* _THE TASK_
Transcribe the material exactly. Images do not belong in the copy.

* _AVAILABLE DATA_
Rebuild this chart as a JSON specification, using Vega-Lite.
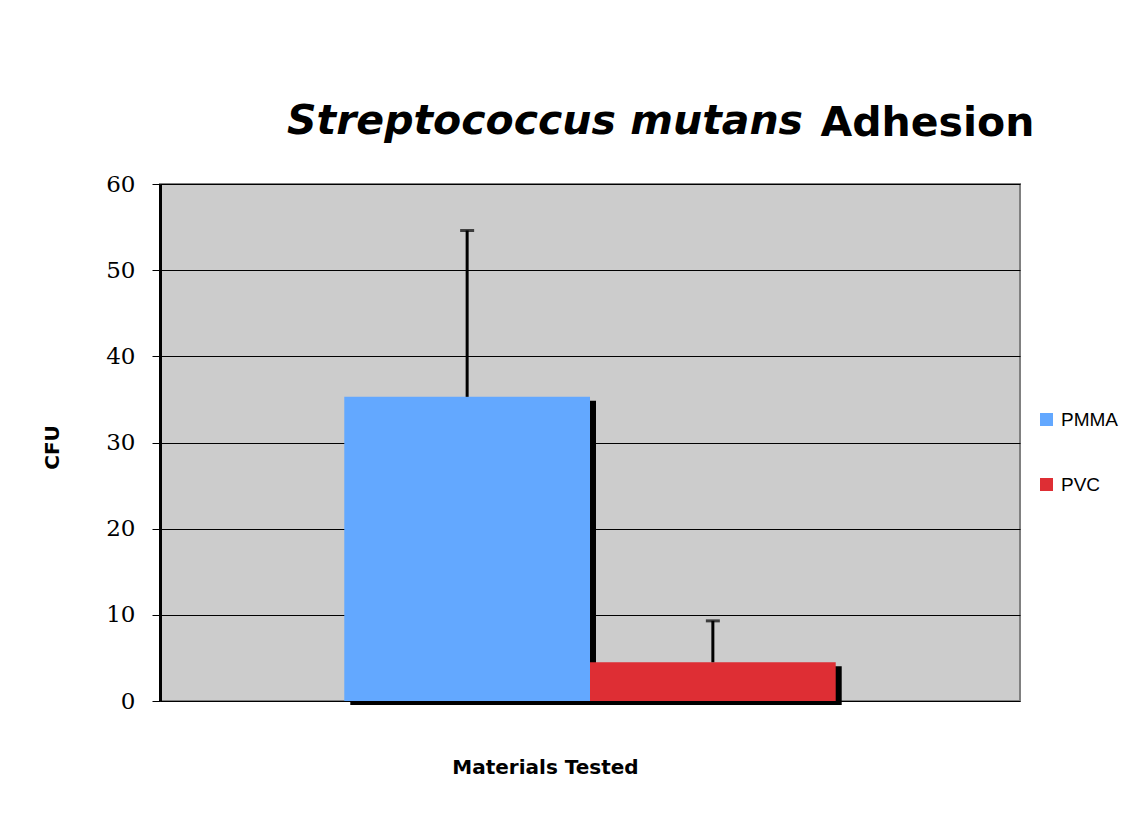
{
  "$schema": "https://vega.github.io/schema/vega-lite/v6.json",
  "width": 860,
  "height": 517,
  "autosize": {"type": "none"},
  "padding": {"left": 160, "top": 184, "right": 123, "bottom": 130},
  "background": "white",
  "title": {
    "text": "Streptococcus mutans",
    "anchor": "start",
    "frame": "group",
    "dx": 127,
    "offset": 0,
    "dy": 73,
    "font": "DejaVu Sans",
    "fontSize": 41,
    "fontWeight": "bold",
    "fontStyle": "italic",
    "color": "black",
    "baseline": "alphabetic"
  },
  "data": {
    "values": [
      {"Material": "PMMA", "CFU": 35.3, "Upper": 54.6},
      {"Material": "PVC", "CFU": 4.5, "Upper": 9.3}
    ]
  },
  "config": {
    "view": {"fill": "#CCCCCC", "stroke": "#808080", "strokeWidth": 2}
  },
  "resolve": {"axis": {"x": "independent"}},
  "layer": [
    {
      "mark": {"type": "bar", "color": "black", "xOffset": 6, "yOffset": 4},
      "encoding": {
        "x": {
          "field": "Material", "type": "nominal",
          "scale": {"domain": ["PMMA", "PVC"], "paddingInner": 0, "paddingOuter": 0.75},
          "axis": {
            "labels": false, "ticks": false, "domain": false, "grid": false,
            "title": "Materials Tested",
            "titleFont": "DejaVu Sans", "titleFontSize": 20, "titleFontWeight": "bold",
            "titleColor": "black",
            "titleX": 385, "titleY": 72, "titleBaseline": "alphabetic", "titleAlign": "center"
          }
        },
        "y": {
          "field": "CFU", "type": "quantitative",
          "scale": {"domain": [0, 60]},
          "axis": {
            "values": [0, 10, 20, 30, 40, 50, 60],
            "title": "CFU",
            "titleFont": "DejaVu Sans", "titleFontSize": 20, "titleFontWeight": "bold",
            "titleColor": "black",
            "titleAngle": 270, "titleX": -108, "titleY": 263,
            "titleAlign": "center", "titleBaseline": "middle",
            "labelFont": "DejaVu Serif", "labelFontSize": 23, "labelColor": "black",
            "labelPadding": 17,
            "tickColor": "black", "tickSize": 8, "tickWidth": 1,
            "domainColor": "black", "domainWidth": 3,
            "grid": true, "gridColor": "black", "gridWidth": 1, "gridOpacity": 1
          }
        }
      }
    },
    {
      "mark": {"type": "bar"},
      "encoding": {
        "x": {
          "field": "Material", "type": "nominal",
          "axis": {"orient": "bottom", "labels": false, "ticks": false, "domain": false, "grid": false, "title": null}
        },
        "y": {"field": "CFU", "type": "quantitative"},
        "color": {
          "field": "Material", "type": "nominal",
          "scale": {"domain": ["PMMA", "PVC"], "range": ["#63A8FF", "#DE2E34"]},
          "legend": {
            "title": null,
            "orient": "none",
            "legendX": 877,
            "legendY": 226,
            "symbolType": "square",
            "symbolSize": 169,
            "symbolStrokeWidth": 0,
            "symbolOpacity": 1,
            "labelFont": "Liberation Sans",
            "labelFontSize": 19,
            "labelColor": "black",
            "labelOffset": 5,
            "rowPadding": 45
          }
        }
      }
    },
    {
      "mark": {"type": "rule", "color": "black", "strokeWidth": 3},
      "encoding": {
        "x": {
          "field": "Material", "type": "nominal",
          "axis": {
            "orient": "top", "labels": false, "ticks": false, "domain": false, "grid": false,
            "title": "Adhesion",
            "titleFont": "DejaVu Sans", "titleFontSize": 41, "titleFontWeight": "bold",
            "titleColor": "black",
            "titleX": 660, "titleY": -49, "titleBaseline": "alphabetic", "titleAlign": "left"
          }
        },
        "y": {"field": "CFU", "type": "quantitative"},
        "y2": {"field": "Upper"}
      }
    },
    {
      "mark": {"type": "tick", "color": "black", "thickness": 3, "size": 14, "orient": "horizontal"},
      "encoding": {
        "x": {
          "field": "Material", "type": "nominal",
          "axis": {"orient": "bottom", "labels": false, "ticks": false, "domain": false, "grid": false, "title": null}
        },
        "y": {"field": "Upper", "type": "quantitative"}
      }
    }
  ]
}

* _EXERCISE RESULT_
Rebuild this chart as a JSON specification, using Vega-Lite.
{
  "$schema": "https://vega.github.io/schema/vega-lite/v6.json",
  "width": 860,
  "height": 517,
  "autosize": {"type": "none"},
  "padding": {"left": 160, "top": 184, "right": 123, "bottom": 130},
  "background": "white",
  "title": {
    "text": "Streptococcus mutans",
    "anchor": "start",
    "frame": "group",
    "dx": 127,
    "offset": 0,
    "dy": 73,
    "font": "DejaVu Sans",
    "fontSize": 41,
    "fontWeight": "bold",
    "fontStyle": "italic",
    "color": "black",
    "baseline": "alphabetic"
  },
  "data": {
    "values": [
      {"Material": "PMMA", "CFU": 35.3, "Upper": 54.6},
      {"Material": "PVC", "CFU": 4.5, "Upper": 9.3}
    ]
  },
  "config": {
    "view": {"fill": "#CCCCCC", "stroke": "#808080", "strokeWidth": 2}
  },
  "resolve": {"axis": {"x": "independent"}},
  "layer": [
    {
      "mark": {"type": "bar", "color": "black", "xOffset": 6, "yOffset": 4},
      "encoding": {
        "x": {
          "field": "Material", "type": "nominal",
          "scale": {"domain": ["PMMA", "PVC"], "paddingInner": 0, "paddingOuter": 0.75},
          "axis": {
            "labels": false, "ticks": false, "domain": false, "grid": false,
            "title": "Materials Tested",
            "titleFont": "DejaVu Sans", "titleFontSize": 20, "titleFontWeight": "bold",
            "titleColor": "black",
            "titleX": 385, "titleY": 72, "titleBaseline": "alphabetic", "titleAlign": "center"
          }
        },
        "y": {
          "field": "CFU", "type": "quantitative",
          "scale": {"domain": [0, 60]},
          "axis": {
            "values": [0, 10, 20, 30, 40, 50, 60],
            "title": "CFU",
            "titleFont": "DejaVu Sans", "titleFontSize": 20, "titleFontWeight": "bold",
            "titleColor": "black",
            "titleAngle": 270, "titleX": -108, "titleY": 263,
            "titleAlign": "center", "titleBaseline": "middle",
            "labelFont": "DejaVu Serif", "labelFontSize": 23, "labelColor": "black",
            "labelPadding": 17,
            "tickColor": "black", "tickSize": 8, "tickWidth": 1,
            "domainColor": "black", "domainWidth": 3,
            "grid": true, "gridColor": "black", "gridWidth": 1, "gridOpacity": 1
          }
        }
      }
    },
    {
      "mark": {"type": "bar"},
      "encoding": {
        "x": {
          "field": "Material", "type": "nominal",
          "axis": {"orient": "bottom", "labels": false, "ticks": false, "domain": false, "grid": false, "title": null}
        },
        "y": {"field": "CFU", "type": "quantitative"},
        "color": {
          "field": "Material", "type": "nominal",
          "scale": {"domain": ["PMMA", "PVC"], "range": ["#63A8FF", "#DE2E34"]},
          "legend": {
            "title": null,
            "orient": "none",
            "legendX": 877,
            "legendY": 226,
            "symbolType": "square",
            "symbolSize": 169,
            "symbolStrokeWidth": 0,
            "symbolOpacity": 1,
            "labelFont": "Liberation Sans",
            "labelFontSize": 19,
            "labelColor": "black",
            "labelOffset": 5,
            "rowPadding": 45
          }
        }
      }
    },
    {
      "mark": {"type": "rule", "color": "black", "strokeWidth": 3},
      "encoding": {
        "x": {
          "field": "Material", "type": "nominal",
          "axis": {
            "orient": "top", "labels": false, "ticks": false, "domain": false, "grid": false,
            "title": "Adhesion",
            "titleFont": "DejaVu Sans", "titleFontSize": 41, "titleFontWeight": "bold",
            "titleColor": "black",
            "titleX": 660, "titleY": -49, "titleBaseline": "alphabetic", "titleAlign": "left"
          }
        },
        "y": {"field": "CFU", "type": "quantitative"},
        "y2": {"field": "Upper"}
      }
    },
    {
      "mark": {"type": "tick", "color": "black", "thickness": 3, "size": 14, "orient": "horizontal"},
      "encoding": {
        "x": {
          "field": "Material", "type": "nominal",
          "axis": {"orient": "bottom", "labels": false, "ticks": false, "domain": false, "grid": false, "title": null}
        },
        "y": {"field": "Upper", "type": "quantitative"}
      }
    }
  ]
}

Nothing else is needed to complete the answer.